GRAND RAPIDS, Mich. — A helium shortage is apparently affecting some retailers in the state, but those in West Michigan have not yet been impacted.
And experts say we are still several decades away from a true shortage.
“There was a quote unquote helium shortage about 5-10 years ago and we had to end up using our national reserves for that," said David Benson, a Calvin College chemistry professor. "Since then, we have found other ways to recover it and there's still a bit of a shortage at this point.”
The shortage comes down to where retailers are going for their supply. Benson says the increase in price established 10 years ago helps to regulate the amount of helium that is being used.
“I would guess we could be 30-40 years out,” Benson says of the current supply.
Roy Sabo, president of Sunnyslope Floral in Grandville, says they have yet to ever run out of helium at their location, but they have heard stories from customers.
“We have had people come into the store here saying they’ve been to numerous other places that have not had helium and were coming here to get it ... I've actually been in other stores where people are taking about helium and I’m really surprised to hear that that conversation has been out there like that," Sabo said.
But experts point out that party balloons make up just a small fraction of our helium use in the United States.

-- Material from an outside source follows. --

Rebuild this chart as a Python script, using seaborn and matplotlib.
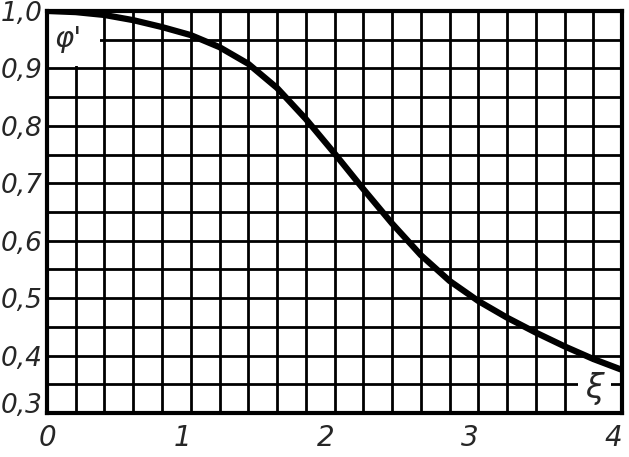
import numpy as np
import pandas as pd
import seaborn as sns
import matplotlib.pyplot as plt
import matplotlib.transforms as mtransforms
from matplotlib.patches import Rectangle

# curve
xi = [0, 0.2, 0.4, 0.6, 0.8, 1.0, 1.2, 1.4, 1.6, 1.8, 2.0,
      2.2, 2.4, 2.6, 2.8, 3.0, 3.2, 3.4, 3.6, 3.8, 4.0]
phi = [1.0, 0.998, 0.993, 0.984, 0.972, 0.958, 0.937, 0.908, 0.866, 0.812, 0.752,
       0.690, 0.630, 0.575, 0.530, 0.495, 0.466, 0.440, 0.416, 0.394, 0.375]

x_ticks = [0, 1, 2, 3, 4]
x_labels = ["0", "1", "2", "3", "4"]
y_ticks = [0.3, 0.4, 0.5, 0.6, 0.7, 0.8, 0.9, 1.0]
y_labels = ["0,3", "0,4", "0,5", "0,6", "0,7", "0,8", "0,9", "1,0"]

df = pd.DataFrame({"xi": xi, "phi": phi})

sns.set_style("white")
plt.rcParams['font.family'] = ['DejaVu Sans']

fig = plt.figure(figsize=(6.29, 4.57), dpi=100)
ax = fig.add_axes([0.0747, 0.0963, 0.9143, 0.8797])

sns.lineplot(data=df, x="xi", y="phi", ax=ax, color="black", linewidth=4.5,
             solid_joinstyle="round", solid_capstyle="round", zorder=3)

ax.set_xlim(0, 4)
ax.set_ylim(0.3, 1.0)
ax.set_xticks(x_ticks)
ax.set_xticklabels(x_labels, fontsize=20, style="italic")
ax.set_yticks(y_ticks)
ax.set_yticklabels(y_labels, fontsize=19, style="italic")
ax.set_xticks(np.arange(0, 4.01, 0.2), minor=True)
ax.set_yticks(np.arange(0.3, 1.001, 0.05), minor=True)
ax.grid(True, which="both", color="black", linewidth=2)
ax.tick_params(which="both", length=0)
ax.tick_params(axis="x", pad=8)
ax.tick_params(axis="y", pad=3)
ax.set_xlabel("")
ax.set_ylabel("")
for s in ax.spines.values():
    s.set_color("black")
    s.set_linewidth(3)

# the handwritten numbers sit a little off their lines
shift = mtransforms.ScaledTranslation(-6 / 72, 0, fig.dpi_scale_trans)
for lab in ax.get_xticklabels()[1:]:
    lab.set_transform(lab.get_transform() + shift)
up = mtransforms.ScaledTranslation(0, 7 / 72, fig.dpi_scale_trans)
lab0 = ax.get_yticklabels()[0]
lab0.set_transform(lab0.get_transform() + up)

# blank cells behind the axis letters, as on the scan
ax.add_patch(Rectangle((0.01, 0.905), 0.36, 0.093, facecolor="white",
                       edgecolor="none", zorder=1))
ax.add_patch(Rectangle((3.69, 0.303), 0.23, 0.085, facecolor="white",
                       edgecolor="none", zorder=1))

ax.text(0.15, 0.952, "φ'", fontsize=21, style="italic", ha="center", va="center",
        zorder=2)
ax.text(3.805, 0.342, "ξ", fontsize=24, style="italic", ha="center", va="center",
        zorder=2)

fig.savefig("out.png", dpi=100)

"It's a number of technologies, high-tech technologies that we're completely dependent on now," Benson said. "Helium is used in the medical field inside MRI machines and in the research field inside machines used to identify molecules."
And if we were to abruptly run out of helium?
“It would definitely impact what we do research-wise, what we do in the medical sector. It would have a huge implication. So a lot of the foundational things we have today in our society are built on these technology-specific items," Benson said.
Experts say helium is such a light element that the way it is currently stored and used, much of it goes to waste. They say the only thing that can be done to protect our supply is to develop new methods of recycling unused helium.